Today's very exciting Brewers-Twins game featured a bizarre play in the top of the ninth. With the Brewers down 9-7, Prince Fielder hit a high fly ball to center. Lew Ford lost sight of the ball, which dropped far away from where Ford was standing. Fielder motored around the bases and was waved home, beating the throw for an inside-the-park homer. The Brewers went on to tie the game, but lost it in the bottom half on a Justin Morneau walkoff homer.
As per the title of this blog, we're not interested in the outcome, but the decision process. Why was Prince Fielder waved home when his run meant nothing?

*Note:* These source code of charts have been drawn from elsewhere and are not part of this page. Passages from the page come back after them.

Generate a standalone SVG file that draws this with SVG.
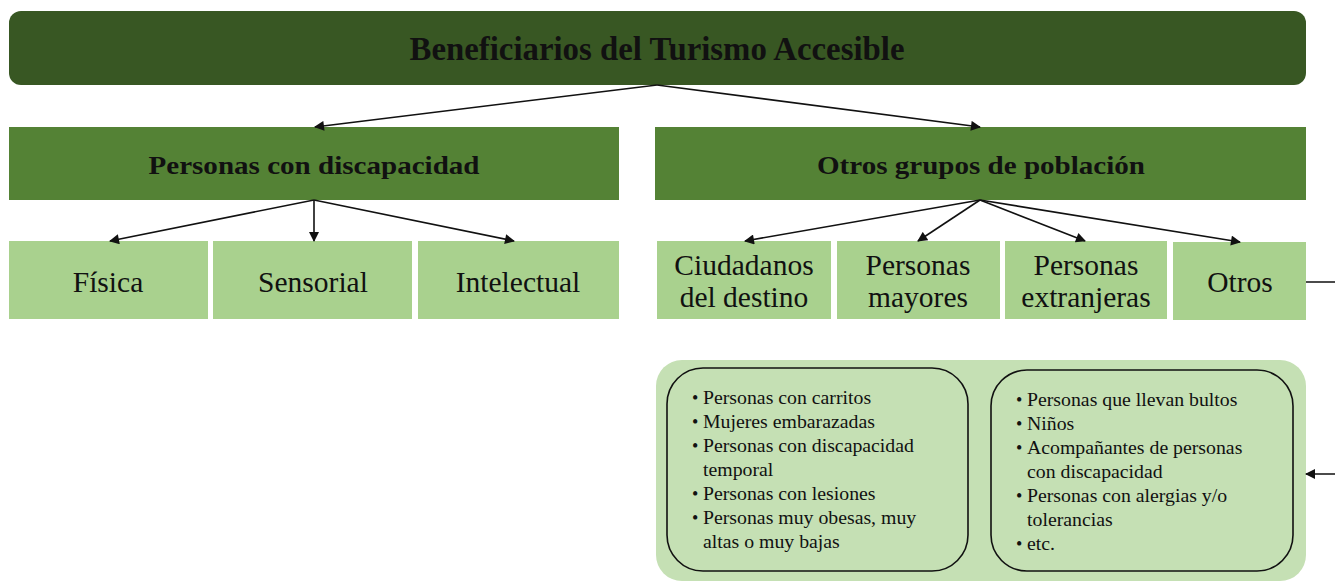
<svg xmlns="http://www.w3.org/2000/svg" width="1335" height="581" viewBox="0 0 1335 581">
<style>
.t { font-family: "Liberation Serif", "Times New Roman", serif; fill: #111; }
.b { font-weight: bold; }
.c { text-anchor: middle; }
.lvl3 { fill: #a9d18e; }
.lvl2 { fill: #548235; }
.lbl { font-size: 29.5px; }
.li { font-size: 19.8px; }
.bu { font-size: 18px; }
.conn { stroke: #111; stroke-width: 1.6; fill: none; marker-end: url(#arr); }
</style>
<defs>
<marker id="arr" viewBox="0 0 10 10" refX="9" refY="5" markerWidth="11" markerHeight="10" markerUnits="userSpaceOnUse" orient="auto">
<path d="M0,0 L10,5 L0,10 z" fill="#111"/>
</marker>
</defs>
<rect width="1335" height="581" fill="#fff"/>

<g id="root">
<rect x="9" y="11" width="1297" height="74" rx="12" fill="#385723"/>
<text class="t b c" x="657" y="60" font-size="34" textLength="495" lengthAdjust="spacingAndGlyphs">Beneficiarios del Turismo Accesible</text>
</g>

<g id="discapacidad">
<rect class="lvl2" x="9" y="127" width="610" height="73"/>
<text class="t b c" x="314" y="174" font-size="26" textLength="331" lengthAdjust="spacingAndGlyphs">Personas con discapacidad</text>
</g>
<g id="otros-grupos">
<rect class="lvl2" x="655" y="127" width="651" height="73"/>
<text class="t b c" x="981" y="174" font-size="26" textLength="328" lengthAdjust="spacingAndGlyphs">Otros grupos de población</text>
</g>

<g id="fisica">
<rect class="lvl3" x="9" y="241" width="199" height="78"/>
<text class="t c lbl" x="108" y="292">Física</text>
</g>
<g id="sensorial">
<rect class="lvl3" x="213" y="241" width="199" height="78"/>
<text class="t c lbl" x="313" y="292">Sensorial</text>
</g>
<g id="intelectual">
<rect class="lvl3" x="418" y="241" width="201" height="78"/>
<text class="t c lbl" x="518" y="292">Intelectual</text>
</g>

<g id="ciudadanos">
<rect class="lvl3" x="657" y="241" width="174" height="78"/>
<text class="t c lbl" x="744" y="275">Ciudadanos</text>
<text class="t c lbl" x="744" y="307">del destino</text>
</g>
<g id="mayores">
<rect class="lvl3" x="837" y="241" width="163" height="78"/>
<text class="t c lbl" x="918" y="275">Personas</text>
<text class="t c lbl" x="918" y="307">mayores</text>
</g>
<g id="extranjeras">
<rect class="lvl3" x="1005" y="241" width="162" height="78"/>
<text class="t c lbl" x="1086" y="275">Personas</text>
<text class="t c lbl" x="1086" y="307">extranjeras</text>
</g>
<g id="otros">
<rect class="lvl3" x="1173" y="242" width="133" height="78"/>
<text class="t c lbl" x="1240" y="292">Otros</text>
</g>

<g id="otros-detalle">
<rect x="656" y="360" width="650" height="221" rx="26" fill="#c5e0b4"/>
<rect x="667" y="368" width="301" height="203" rx="36" fill="none" stroke="#111" stroke-width="1.6"/>
<rect x="991" y="370" width="302" height="201" rx="36" fill="none" stroke="#111" stroke-width="1.6"/>
<g class="t li">
<text class="bu" x="692" y="404">•</text><text x="703" y="404">Personas con carritos</text>
<text class="bu" x="692" y="428">•</text><text x="703" y="428">Mujeres embarazadas</text>
<text class="bu" x="692" y="452">•</text><text x="703" y="452">Personas con discapacidad</text>
<text x="703" y="476">temporal</text>
<text class="bu" x="692" y="500">•</text><text x="703" y="500">Personas con lesiones</text>
<text class="bu" x="692" y="524">•</text><text x="703" y="524">Personas muy obesas, muy</text>
<text x="703" y="548">altas o muy bajas</text>

<text class="bu" x="1016" y="406">•</text><text x="1027" y="406">Personas que llevan bultos</text>
<text class="bu" x="1016" y="430">•</text><text x="1027" y="430">Niños</text>
<text class="bu" x="1016" y="454">•</text><text x="1027" y="454">Acompañantes de personas</text>
<text x="1027" y="478">con discapacidad</text>
<text class="bu" x="1016" y="502">•</text><text x="1027" y="502">Personas con alergias y/o</text>
<text x="1027" y="526">tolerancias</text>
<text class="bu" x="1016" y="550">•</text><text x="1027" y="550">etc.</text>
</g>
</g>

<g id="connectors">
<line class="conn" x1="657" y1="85" x2="315" y2="127"/>
<line class="conn" x1="657" y1="85" x2="980" y2="127"/>
<line class="conn" x1="314" y1="200" x2="110" y2="241"/>
<line class="conn" x1="314" y1="200" x2="314" y2="241"/>
<line class="conn" x1="314" y1="200" x2="514" y2="241"/>
<line class="conn" x1="980" y1="200" x2="745" y2="241"/>
<line class="conn" x1="980" y1="200" x2="918" y2="241"/>
<line class="conn" x1="980" y1="200" x2="1085" y2="241"/>
<line class="conn" x1="980" y1="200" x2="1240" y2="242"/>
<path class="conn" d="M1306,282 H1350 V474 H1306"/>
</g>
</svg>
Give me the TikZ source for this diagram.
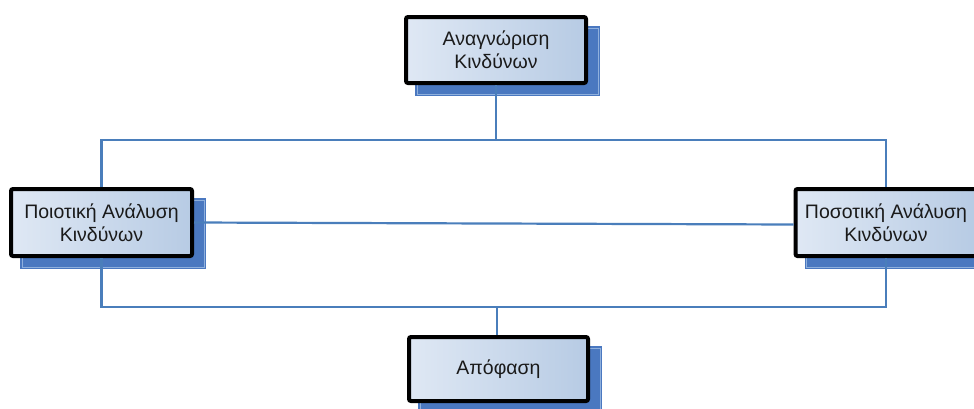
\documentclass[tikz,border=0pt]{standalone}
\usepackage{fontspec}
\setmainfont{Liberation Sans}
\usetikzlibrary{backgrounds,calc}

\definecolor{linkblue}{HTML}{4A7EBB}
\definecolor{shadowblue}{HTML}{4A78C0}
\definecolor{shadowline}{HTML}{8FB0DD}
\definecolor{boxlight}{HTML}{DFE8F4}
\definecolor{boxdark}{HTML}{B7CBE4}
\definecolor{textgray}{HTML}{1A1A1A}

\tikzset{
  stagebox/.style={
    draw=black, line width=4pt, rounded corners=2pt,
    shading=axis, left color=boxlight, right color=boxdark,
    align=center, text=textgray,
    font=\fontsize{19.5}{23}\selectfont,
    inner sep=0pt
  },
  link/.style={draw=linkblue, line width=2.2pt}
}

\begin{document}
\begin{tikzpicture}[x=1pt,y=-1pt]
  \useasboundingbox (0,0) rectangle (974,408);

  % process stages
  \node[stagebox, minimum width=180pt, minimum height=66pt] (ident) at (496,50)
    {Αναγνώριση\\Κινδύνων};
  \node[stagebox, minimum width=181pt, minimum height=67pt] (qual) at (101.5,222.5)
    {Ποιοτική Ανάλυση\\Κινδύνων};
  \node[stagebox, minimum width=181pt, minimum height=67pt] (quant) at (886,222.5)
    {Ποσοτική Ανάλυση\\Κινδύνων};
  \node[stagebox, minimum width=179pt, minimum height=64pt] (decide) at (498.5,369)
    {Απόφαση};

  % offset shadows behind the stages
  \begin{scope}[on background layer]
    \foreach \n in {ident,qual,quant,decide} {
      \fill[shadowblue] ($(\n.north west)+(11,11)$) rectangle ($(\n.south east)+(12,11)$);
      \draw[shadowline, line width=0.6pt] ($(\n.north west)+(13,13)$) rectangle ($(\n.south east)+(10,9)$);
    }
  \end{scope}

  % connectors
  \coordinate (upper) at (496,140);
  \coordinate (lower) at (497,307);
  \draw[link] (ident.south) -- (upper);
  \draw[link] (qual.north) |- (upper) -| (quant.north);
  \draw[link] (qual.east) -- ($(quant.west)+(0,2)$);
  \draw[link] (qual.south) |- (lower) -| (quant.south);
  \draw[link] (lower) -- (decide.north -| lower);
\end{tikzpicture}
\end{document}
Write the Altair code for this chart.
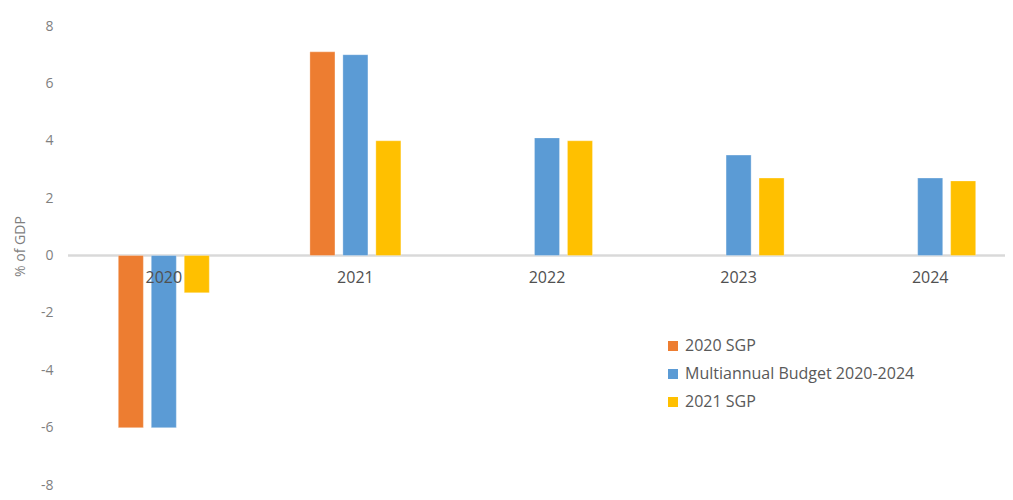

I touched on a similar play last month. Even though Jose Lopez was thrown out and Fielder was safe, sending Prince home was a far worse decision. After today's game, one of the Brewers higher-ups absolutely must go ask their third-base coach why he gave the windmill signal.
He'll probably spout off some rule of thumb about the outfielder not releasing the ball before the runner hit third, or something like that. So what? Fielder's run doesn't change the outcome of the game. Essentially, the only risk they take by leaving him on third is that a line drive is hit right to the base and Prince is doubled off, an extremely rare occurrence. Meanwhile, Fielder beat the throw by only a step; he could easily have been gunned down, crippling the Brewers' chances of winning.
Third-base coaches often have to make difficult decisions without enough time to properly analyze them, but there are some rules that should be burned permanently into their brains. "Never make the first out at third" is a reasonable but flawed maxim; if the runner has a 90% chance of making it to third safely, he should probably attempt to do so. On the other hand, "Never make the first out at home in the ninth when you trail by multiple runs," is basically always correct, yet we still see coaches taking stupid and needless risks.
What if the Twins had executed a great relay throw home and gotten Prince out? The Brewers then load the bases but fail to get any runs home, and everyone second-guesses the decision to send Fielder. Instead, the play makes the highlight reels and no one says a word. That shouldn't be the way important baseball decisions are scrutinized.